Art 255: Italian Art in Context: The City of Florence
The module will be adapted in part for the 2015 version of Nancy Thompson’s course Art 255 (Italian Art in Context: The City of Florence), taught in Florence during the January interim. This course will include even more materials from the summer 2013 SAIL seminar (that syllabus will be submitted in the fall). The course is an intensive introduction to the history of the art and architecture of Florence. Through a study of Florence’s topography and geography, its built environment and painted and sculpted imagery, students study first-hand the history of Florence from its inception as a Roman colony through the 19th century when Florence was the capital of the newly unified Italian nation. A central focus of the month-long study is the ways that human-built cities interact with and are affected by rivers, mountains, hills and volcanoes. Students’ study of Florence is enriched by travel to other cities such as Siena, Pisa, Rome, and Pompeii, where they hike to the top of Mt. Vesuvius.

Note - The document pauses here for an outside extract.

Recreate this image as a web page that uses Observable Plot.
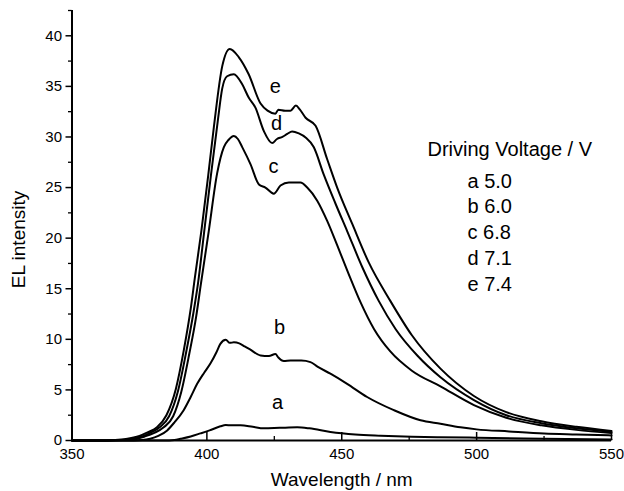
<!DOCTYPE html>
<html><head><meta charset="utf-8">
<script src="https://cdn.jsdelivr.net/npm/d3@7"></script>
<script src="https://cdn.jsdelivr.net/npm/@observablehq/plot@0.6"></script>
<style>body{margin:0;background:#fff} svg{display:block}</style>
</head><body><div id="chart"></div>
<script>
// Series a (5.0 V)
const wlA  = [350, 384, 388, 390.2, 394, 397.6, 401, 405, 407, 409, 412.5, 417, 421.1, 427, 433.5, 438, 445.8, 455, 464.4, 476, 486, 500, 525, 550];
const intA = [0, 0, 0.05, 0.17, 0.4, 0.7, 1.0, 1.4, 1.52, 1.5, 1.5, 1.35, 1.2, 1.25, 1.3, 1.2, 0.85, 0.6, 0.48, 0.38, 0.32, 0.28, 0.18, 0.1];
// Series b (6.0 V)
const wlB  = [350, 370, 376, 379, 382, 385.3, 388, 391.4, 394, 396.4, 399, 401.3, 403.5, 405, 407, 408.5, 410, 412, 414, 416, 419.9, 423, 425.4, 426.5, 428.5, 431, 435, 438.4, 441, 445.8, 452, 459.4, 469.3, 479.2, 486.6, 494, 500, 512, 525, 537, 550];
const intB = [0, 0, 0.05, 0.17, 0.45, 1.0, 1.8, 3.0, 4.3, 5.6, 6.7, 7.6, 8.7, 9.55, 9.95, 9.65, 9.7, 9.6, 9.3, 9.0, 8.4, 8.35, 8.55, 8.2, 7.85, 7.9, 7.9, 7.75, 7.3, 6.6, 5.6, 4.3, 3.0, 2.0, 1.65, 1.3, 1.1, 0.9, 0.7, 0.6, 0.5];
// Series c (6.8 V)
const wlC  = [350, 363, 369, 373, 377, 380.5, 384, 387.5, 390.5, 393.5, 396, 397.8, 400.7, 403.8, 406.3, 408, 410, 411.5, 413.1, 416.2, 419.3, 421.7, 424.8, 427.3, 430.4, 434.7, 437.2, 440.9, 444.6, 448.3, 452.5, 456.9, 462, 468, 476, 486.6, 499, 511, 524, 537, 550];
const intC = [0, 0, 0.04, 0.12, 0.4, 0.75, 1.3, 2.4, 4.8, 8.6, 12.2, 15.5, 20.7, 26.4, 29.0, 29.7, 30.1, 29.8, 29.0, 27.3, 25.3, 25.0, 24.4, 25.2, 25.5, 25.5, 25.0, 23.7, 21.7, 19.3, 16.5, 13.7, 11.0, 8.8, 6.9, 5.35, 3.5, 2.25, 1.5, 1.05, 0.75];
// Series d (7.1 V)
const wlD  = [350, 362, 368, 372, 376, 379, 382.5, 386, 389.3, 392.3, 395, 396.8, 398.9, 401.5, 404, 405.7, 407.5, 410, 413.1, 415.5, 418, 421.1, 424.2, 426, 428, 429.8, 431.6, 434.1, 436.6, 439.6, 443.3, 447.7, 452, 457.5, 463.7, 470, 478, 486.6, 499, 511, 524, 537, 550];
const intD = [0, 0, 0.04, 0.12, 0.4, 0.75, 1.3, 2.4, 4.9, 8.7, 12.6, 15.7, 20.4, 26.2, 31.5, 34.8, 36.0, 36.2, 35.2, 33.9, 32.9, 30.6, 29.4, 29.8, 30.0, 30.3, 30.55, 30.35, 29.95, 29.0, 26.3, 23.4, 20.7, 17.2, 13.8, 11.0, 8.4, 6.25, 4.0, 2.5, 1.7, 1.2, 0.85];
// Series e (7.4 V)
const wlE  = [350, 360, 366, 370, 375, 378, 381.5, 385, 388.5, 391.5, 394, 395.5, 398, 400.5, 402.6, 405.7, 408.5, 411.8, 415.5, 419.9, 422.5, 425.4, 426.5, 429, 431, 433, 434.5, 436.6, 440.3, 444.6, 448.3, 453.9, 460, 468, 476, 486.6, 499, 511, 524, 537, 550];
const intE = [0, 0, 0.05, 0.15, 0.45, 0.8, 1.3, 2.5, 5.1, 9.0, 13.0, 16.0, 20.8, 26.2, 31.0, 37.0, 38.7, 37.9, 36.2, 33.3, 32.6, 32.3, 32.7, 32.6, 32.6, 33.1, 32.7, 31.9, 31.1, 27.8, 25.0, 21.4, 17.6, 13.8, 10.4, 7.1, 4.4, 2.8, 1.9, 1.35, 0.95];

const curveKeys = ["a", "b", "c", "d", "e"];
const voltages  = ["5.0", "6.0", "6.8", "7.1", "7.4"];
const legendTitle = "Driving Voltage / V";
const xTitle = "Wavelength / nm";
const yTitle = "EL intensity";
const xTicks = [350, 400, 450, 500, 550];
const xMinor = [375, 425, 475, 525];
const yTicks = [0, 5, 10, 15, 20, 25, 30, 35, 40];
const yMinor = [2.5, 7.5, 12.5, 17.5, 22.5, 27.5, 32.5, 37.5, 42.5];
// curve label anchor points (data coordinates)
const labelWl = [426.2, 426.9, 424.7, 425.8, 425.4];
const labelI  = [3.75, 11.2, 27.1, 31.3, 35.0];

const seriesWl = [wlA, wlB, wlC, wlD, wlE];
const seriesI  = [intA, intB, intC, intD, intE];
const rows = curveKeys.flatMap((k, s) => seriesWl[s].map((w, i) => ({key: k, wl: w, v: seriesI[s][i]})));
const labels = curveKeys.map((k, i) => ({k, x: labelWl[i], y: labelI[i]}));

const W = 624, H = 491, mt = 10, mb = 51, ml = 71.5, mr = 13;
const innerH = H - mt - mb;
const font = "'Liberation Sans', Arial, Helvetica, sans-serif";

const chart = Plot.plot({
  width: W, height: H,
  marginTop: mt, marginBottom: mb, marginLeft: ml, marginRight: mr,
  style: {fontFamily: font, fontSize: "15px", color: "#000", background: "#fff"},
  x: {domain: [350, 550]},
  y: {domain: [0, 42.5]},
  marks: [
    Plot.axisY(yTicks, {tickSize: 6, tickPadding: 4, label: null, strokeWidth: 1.5, fontSize: 15}),
    Plot.axisY(yMinor, {tickSize: 3.5, text: null, label: null, strokeWidth: 1.3}),
    Plot.axisX(xTicks, {tickSize: 0, tickPadding: 8, label: null, fontSize: 15}),
    Plot.tickX(xTicks, {x: d => d, insetTop: innerH - 8, strokeWidth: 1.5}),
    Plot.tickX(xMinor, {x: d => d, insetTop: innerH - 4, strokeWidth: 1.3}),
    Plot.ruleY([0], {strokeWidth: 2}),
    Plot.ruleX([350], {strokeWidth: 2}),
    Plot.line(rows, {x: "wl", y: "v", z: "key", stroke: "#000", strokeWidth: 2, curve: "monotone-x"}),
    Plot.text(labels, {x: "x", y: "y", text: "k", fontSize: 20, lineAnchor: "middle"}),
    Plot.text([legendTitle], {frameAnchor: "top-left", dx: 427 - ml, dy: 141.5 - mt, textAnchor: "start", lineAnchor: "top", fontSize: 20}),
    Plot.text([curveKeys.map((k, i) => k + " " + voltages[i]).join("\n")], {frameAnchor: "top-left", dx: 467 - ml, dy: 169 - mt, textAnchor: "start", lineAnchor: "top", fontSize: 20, lineHeight: 25.7 / 20}),
    Plot.text([xTitle], {frameAnchor: "bottom", dy: 39, textAnchor: "middle", lineAnchor: "middle", fontSize: 19}),
    Plot.text([yTitle], {frameAnchor: "left", rotate: -90, dx: 18 - ml, dy: 14, textAnchor: "middle", lineAnchor: "middle", fontSize: 19})
  ]
});
document.getElementById("chart").appendChild(chart);
</script>
</body></html>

Political Science 259: History of Classical Political Thought
The model will also be adapted for Doug Casson’s semester-length course, Political Science 259: History of Classical Political Thought, in Fall 2015. The course begins with Socrates’ fundamental question: “What is justice?”, which founded political philosophy. Students study the responses of different ancient Greek, Roman, and early Christian philosophers to Socrates’ question, focusing especially on the relationship between truth-seeking and community-formation. The module will help students move beyond traditional approaches to ancient philosophy and engage them in an interdisciplinary study of ethics and justice in the ancient world. By combining close readings of philosophical texts with historical, environmental, economic, and political considerations, students will be encouraged to draw connections between these ancient texts and contemporary political themes.